What are your major research interests?

My current research is focused primarily on investigations of interactions between microbiota and their physical/geological environment, and on the co-evolution of biological and geochemical cycles on Earth and beyond. These investigations span a range of scales from the field to the cell to the molecular level, with special emphasis on enzymatic reaction mechanisms.

Did you always know you wanted to go into science?

Yes, but there was an initial challenge to choose an area of science on which I could focus my interests and abilities. This challenge was met in my senior year of high school when I was first introduced to geology. Geology beautifully combined all the scientific disciplines that I loved-biology, chemistry and physics — applied to the integrated study of the entire earth! What more could I ask?

What drew you to Yale University?

My passion for biochemistry combined with a Yale-Bateman postdoctoral fellowship award drew me to Yale where I planned to pursue research with the renowned biochemist and phosphoenzyme expert Joseph Coleman. I later joined the faculty about one year before the department began a major transition and renewal which culminated in a massive hiring effort that added nine new faculty members.

What advice would you give to students of the biogeosciences?

Obtain broad but rigorous interdisciplinary training and a global perspective, including aspects of environmental policy and management. Also, consider careers beyond academia.

If you could only research one topic for the rest of you life — what would it be?

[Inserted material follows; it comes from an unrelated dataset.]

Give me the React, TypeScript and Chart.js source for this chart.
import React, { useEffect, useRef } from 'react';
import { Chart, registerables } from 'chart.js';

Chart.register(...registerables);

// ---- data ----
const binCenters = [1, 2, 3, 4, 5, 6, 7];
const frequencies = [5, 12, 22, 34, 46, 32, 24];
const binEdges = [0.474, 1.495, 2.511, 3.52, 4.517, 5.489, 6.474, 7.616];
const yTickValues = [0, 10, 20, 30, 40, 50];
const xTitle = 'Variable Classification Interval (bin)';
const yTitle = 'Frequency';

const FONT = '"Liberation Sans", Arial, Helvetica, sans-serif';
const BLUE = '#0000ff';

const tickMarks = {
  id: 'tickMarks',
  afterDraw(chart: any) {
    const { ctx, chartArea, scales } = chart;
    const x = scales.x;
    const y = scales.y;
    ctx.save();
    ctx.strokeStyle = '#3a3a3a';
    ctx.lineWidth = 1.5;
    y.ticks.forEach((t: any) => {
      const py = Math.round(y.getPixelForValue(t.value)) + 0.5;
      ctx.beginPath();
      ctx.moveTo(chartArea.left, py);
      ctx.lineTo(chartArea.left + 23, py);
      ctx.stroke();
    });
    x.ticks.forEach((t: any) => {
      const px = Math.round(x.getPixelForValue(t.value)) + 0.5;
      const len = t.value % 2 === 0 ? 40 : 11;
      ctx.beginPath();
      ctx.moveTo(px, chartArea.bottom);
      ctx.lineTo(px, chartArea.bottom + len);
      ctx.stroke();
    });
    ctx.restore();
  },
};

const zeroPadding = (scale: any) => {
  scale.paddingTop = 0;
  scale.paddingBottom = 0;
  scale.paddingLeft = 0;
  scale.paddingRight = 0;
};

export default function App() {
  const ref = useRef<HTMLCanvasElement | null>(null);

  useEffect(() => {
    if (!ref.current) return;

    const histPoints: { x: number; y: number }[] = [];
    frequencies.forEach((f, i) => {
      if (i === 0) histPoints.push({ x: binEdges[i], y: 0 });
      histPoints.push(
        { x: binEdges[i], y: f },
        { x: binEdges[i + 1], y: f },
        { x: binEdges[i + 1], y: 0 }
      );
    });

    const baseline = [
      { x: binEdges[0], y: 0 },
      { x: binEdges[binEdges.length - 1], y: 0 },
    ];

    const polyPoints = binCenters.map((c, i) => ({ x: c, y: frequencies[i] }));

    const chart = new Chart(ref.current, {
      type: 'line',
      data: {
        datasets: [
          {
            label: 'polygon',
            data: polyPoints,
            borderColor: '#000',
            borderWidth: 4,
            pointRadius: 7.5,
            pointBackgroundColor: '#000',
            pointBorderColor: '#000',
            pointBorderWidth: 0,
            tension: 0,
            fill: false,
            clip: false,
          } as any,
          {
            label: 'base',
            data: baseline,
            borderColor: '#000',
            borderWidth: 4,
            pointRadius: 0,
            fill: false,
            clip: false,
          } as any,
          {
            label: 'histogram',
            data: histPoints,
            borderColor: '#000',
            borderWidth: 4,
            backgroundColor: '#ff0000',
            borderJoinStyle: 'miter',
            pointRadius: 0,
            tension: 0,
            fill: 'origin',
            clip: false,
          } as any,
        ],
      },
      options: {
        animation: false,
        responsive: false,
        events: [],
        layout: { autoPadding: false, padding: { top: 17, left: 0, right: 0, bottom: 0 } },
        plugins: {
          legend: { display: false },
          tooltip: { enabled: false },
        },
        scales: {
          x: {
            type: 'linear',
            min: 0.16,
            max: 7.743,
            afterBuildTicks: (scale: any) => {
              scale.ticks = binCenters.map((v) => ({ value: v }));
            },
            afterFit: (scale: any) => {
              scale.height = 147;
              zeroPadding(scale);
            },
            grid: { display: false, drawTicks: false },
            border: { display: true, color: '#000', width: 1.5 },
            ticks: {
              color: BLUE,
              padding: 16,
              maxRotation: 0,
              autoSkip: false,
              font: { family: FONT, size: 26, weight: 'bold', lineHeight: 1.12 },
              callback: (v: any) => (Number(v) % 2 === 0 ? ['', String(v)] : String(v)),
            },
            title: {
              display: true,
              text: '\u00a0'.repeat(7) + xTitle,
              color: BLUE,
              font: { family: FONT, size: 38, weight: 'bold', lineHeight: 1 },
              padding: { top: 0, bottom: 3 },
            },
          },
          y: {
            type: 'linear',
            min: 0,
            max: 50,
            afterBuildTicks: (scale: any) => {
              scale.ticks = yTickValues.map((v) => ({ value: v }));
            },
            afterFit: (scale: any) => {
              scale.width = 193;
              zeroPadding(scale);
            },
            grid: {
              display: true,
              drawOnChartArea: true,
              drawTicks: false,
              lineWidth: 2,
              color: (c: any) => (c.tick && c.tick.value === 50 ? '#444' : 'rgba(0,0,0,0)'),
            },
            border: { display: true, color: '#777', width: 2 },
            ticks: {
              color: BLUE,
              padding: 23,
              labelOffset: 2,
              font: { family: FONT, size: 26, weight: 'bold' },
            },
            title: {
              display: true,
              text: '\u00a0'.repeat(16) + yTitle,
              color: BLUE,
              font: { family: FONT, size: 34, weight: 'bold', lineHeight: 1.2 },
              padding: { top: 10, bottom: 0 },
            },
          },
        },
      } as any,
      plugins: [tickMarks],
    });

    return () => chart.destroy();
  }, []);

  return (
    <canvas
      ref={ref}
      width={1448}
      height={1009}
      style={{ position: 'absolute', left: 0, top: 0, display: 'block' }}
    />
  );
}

It would be the absolute death of me! One of the things I most enjoy about being a geochemist, is the uniquely cosmopolitan nature of the field. Because the physical world is composed of atoms and molecules in continuous motion and undergoing myriad reactions, chemistry is involved in most processes at some level. Geochemistry is anything but restricted. To the contrary, I find it quite “liberating.”

How do you contain what seems to be such a broad field?

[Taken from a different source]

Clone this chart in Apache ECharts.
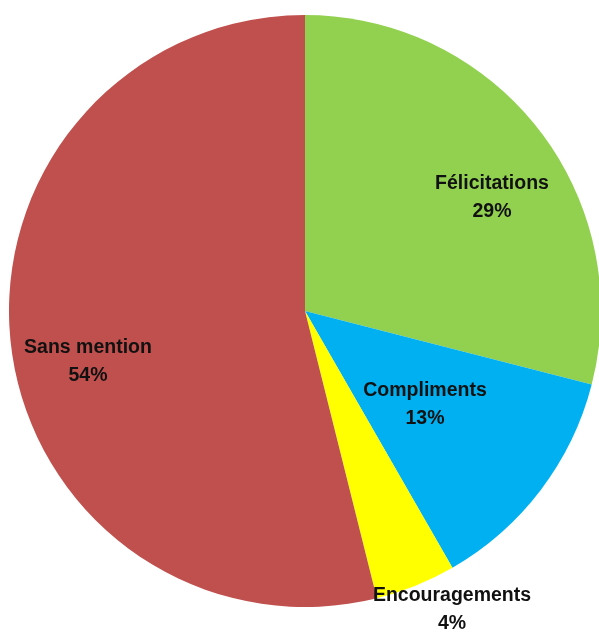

Biogeochemistry and earth science are intrinsically broad and multidisciplinary, but not unfocused or uncontained. It is usually the particular system or process under study which brings together broad but inextricably connected themes and approaches to bear on the complex problems that define biogeochemistry.

How do you have time to eat?

As I am sure almost any junior faculty can tell you, the question is rather what you no longer have time to do after making the transition from graduate student or postdoctoral fellow to tenure-track faculty. What I miss most are my purely non-scientific hobbies, in particular being able to devote the necessary time in the gym for amateur bodybuilding. There are classes to teach, lectures to give, meetings to attend, endless exciting research … and so little time.

What do you do when you aren’t doing geomicrobiology?

Biogeochemistry of course! My research vacillates between the two closely-related disciplines, sometimes leaning more toward studies of microbial/cellular processes in laboratory cultures, and other times focusing more on investigations of the geochemical fingerprints of microbial metabolism as recorded by sediments, porewaters and the geologic rock record.